:: WORK REQUIRED ::
Note each line that includes the word "matplotlib". Copy those lines.

:: DATASET SECTION ::
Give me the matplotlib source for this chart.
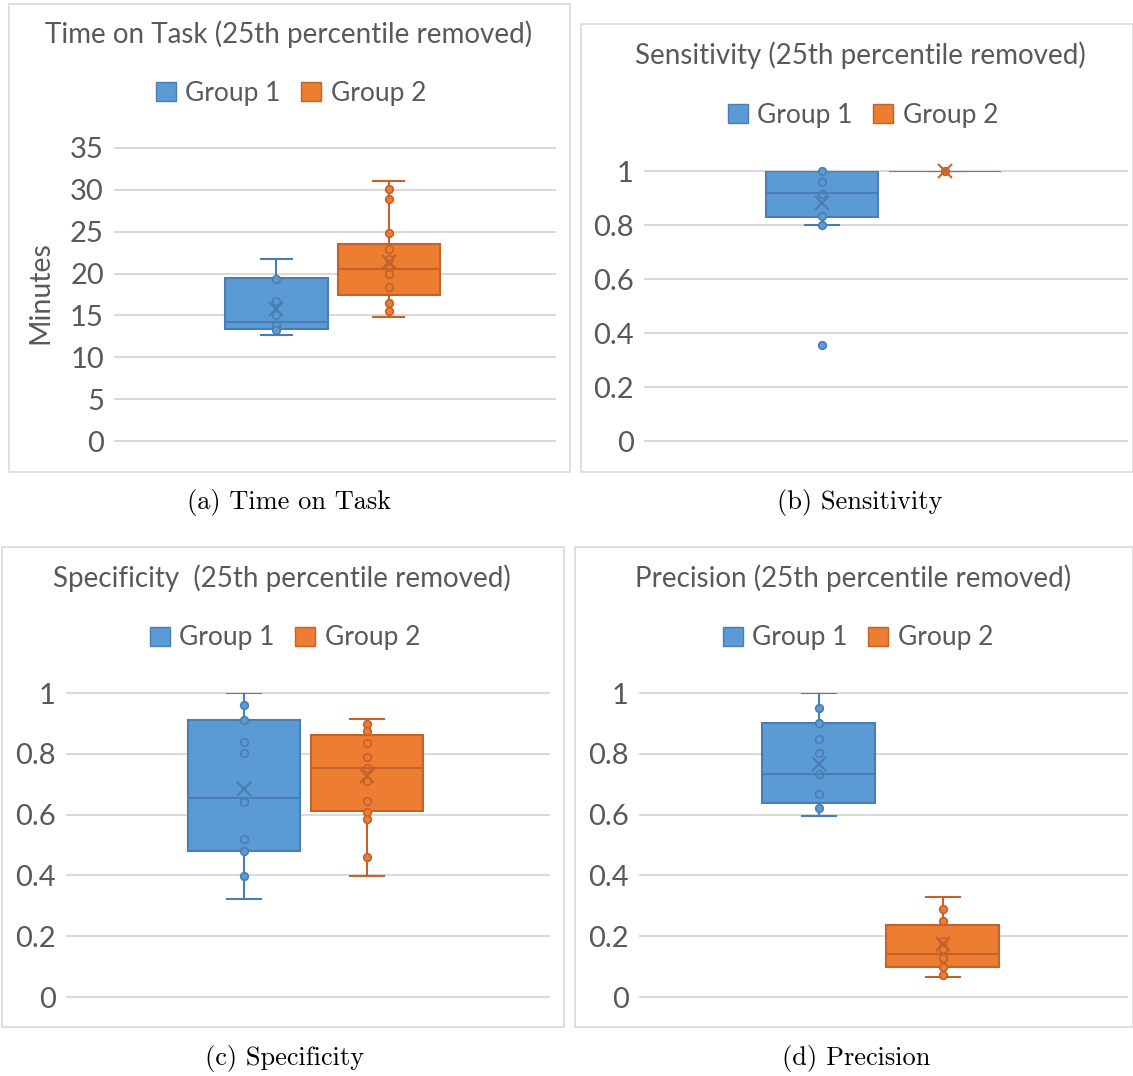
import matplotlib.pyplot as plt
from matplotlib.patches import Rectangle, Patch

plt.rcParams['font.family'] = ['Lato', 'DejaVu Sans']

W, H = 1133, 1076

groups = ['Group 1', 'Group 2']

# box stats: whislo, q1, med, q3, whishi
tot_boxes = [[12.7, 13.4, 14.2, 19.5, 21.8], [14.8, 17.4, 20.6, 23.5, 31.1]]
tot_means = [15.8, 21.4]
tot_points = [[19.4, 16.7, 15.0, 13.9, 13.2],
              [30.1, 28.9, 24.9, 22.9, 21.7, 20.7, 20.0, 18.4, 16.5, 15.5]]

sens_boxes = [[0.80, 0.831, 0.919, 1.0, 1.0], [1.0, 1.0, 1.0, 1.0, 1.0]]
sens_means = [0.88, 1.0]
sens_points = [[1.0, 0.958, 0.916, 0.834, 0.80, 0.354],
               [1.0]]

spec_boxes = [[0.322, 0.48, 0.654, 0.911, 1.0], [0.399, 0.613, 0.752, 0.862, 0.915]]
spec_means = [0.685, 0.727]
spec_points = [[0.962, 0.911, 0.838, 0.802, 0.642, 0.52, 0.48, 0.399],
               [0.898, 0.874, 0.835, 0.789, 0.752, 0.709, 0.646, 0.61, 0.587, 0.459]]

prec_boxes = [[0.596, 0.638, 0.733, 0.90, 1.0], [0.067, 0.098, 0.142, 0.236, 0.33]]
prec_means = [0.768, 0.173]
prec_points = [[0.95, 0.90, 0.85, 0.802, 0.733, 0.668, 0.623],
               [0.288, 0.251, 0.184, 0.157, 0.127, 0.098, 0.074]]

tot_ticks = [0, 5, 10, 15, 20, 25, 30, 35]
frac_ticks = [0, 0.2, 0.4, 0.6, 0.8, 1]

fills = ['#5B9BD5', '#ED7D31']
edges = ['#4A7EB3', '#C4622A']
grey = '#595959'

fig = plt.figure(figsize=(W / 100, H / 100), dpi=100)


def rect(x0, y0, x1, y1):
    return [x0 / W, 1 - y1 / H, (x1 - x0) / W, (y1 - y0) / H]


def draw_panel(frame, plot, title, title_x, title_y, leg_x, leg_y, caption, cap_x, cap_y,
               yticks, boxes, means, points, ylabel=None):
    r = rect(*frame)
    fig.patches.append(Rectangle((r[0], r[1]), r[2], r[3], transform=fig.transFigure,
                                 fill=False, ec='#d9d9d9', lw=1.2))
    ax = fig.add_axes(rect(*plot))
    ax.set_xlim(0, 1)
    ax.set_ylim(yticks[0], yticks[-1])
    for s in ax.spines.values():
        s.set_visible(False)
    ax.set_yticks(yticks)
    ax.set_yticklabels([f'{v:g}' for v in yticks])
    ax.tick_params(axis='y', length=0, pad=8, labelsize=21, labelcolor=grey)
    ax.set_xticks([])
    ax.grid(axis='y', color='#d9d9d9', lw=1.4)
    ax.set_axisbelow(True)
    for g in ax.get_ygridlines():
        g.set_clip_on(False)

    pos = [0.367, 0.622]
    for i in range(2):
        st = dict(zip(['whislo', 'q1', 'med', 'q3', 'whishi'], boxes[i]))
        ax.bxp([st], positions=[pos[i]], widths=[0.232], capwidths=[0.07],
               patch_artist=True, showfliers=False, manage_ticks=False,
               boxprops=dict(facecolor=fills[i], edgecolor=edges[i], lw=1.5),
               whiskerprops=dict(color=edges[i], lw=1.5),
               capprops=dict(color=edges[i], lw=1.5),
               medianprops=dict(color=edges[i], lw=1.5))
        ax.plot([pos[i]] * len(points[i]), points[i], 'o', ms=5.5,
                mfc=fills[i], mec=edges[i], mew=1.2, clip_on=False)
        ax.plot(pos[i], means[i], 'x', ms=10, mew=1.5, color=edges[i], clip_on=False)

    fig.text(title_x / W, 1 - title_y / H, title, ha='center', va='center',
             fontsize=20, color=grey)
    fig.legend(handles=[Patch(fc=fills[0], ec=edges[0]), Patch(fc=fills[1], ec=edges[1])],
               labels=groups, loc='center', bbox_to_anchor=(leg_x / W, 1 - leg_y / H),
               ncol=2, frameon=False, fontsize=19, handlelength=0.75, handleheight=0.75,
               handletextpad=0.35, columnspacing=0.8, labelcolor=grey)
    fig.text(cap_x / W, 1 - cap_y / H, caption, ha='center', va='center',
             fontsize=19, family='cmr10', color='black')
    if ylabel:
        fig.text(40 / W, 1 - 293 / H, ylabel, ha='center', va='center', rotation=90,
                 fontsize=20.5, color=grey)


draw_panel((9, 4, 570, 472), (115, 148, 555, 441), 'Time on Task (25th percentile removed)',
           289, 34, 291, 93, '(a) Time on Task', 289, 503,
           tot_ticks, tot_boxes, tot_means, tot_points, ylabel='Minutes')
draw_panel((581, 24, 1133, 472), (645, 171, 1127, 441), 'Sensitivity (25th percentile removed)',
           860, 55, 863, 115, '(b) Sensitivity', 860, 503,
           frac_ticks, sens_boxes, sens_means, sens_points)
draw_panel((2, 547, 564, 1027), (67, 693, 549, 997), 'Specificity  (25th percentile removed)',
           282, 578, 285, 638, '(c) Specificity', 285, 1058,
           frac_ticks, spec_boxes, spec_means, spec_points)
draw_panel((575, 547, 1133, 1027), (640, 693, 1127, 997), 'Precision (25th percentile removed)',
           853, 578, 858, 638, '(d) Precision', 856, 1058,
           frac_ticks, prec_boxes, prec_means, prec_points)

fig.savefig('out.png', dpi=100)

:: WORKED SOLUTION ::
Give me the matplotlib source for this chart.
import matplotlib.pyplot as plt
from matplotlib.patches import Rectangle, Patch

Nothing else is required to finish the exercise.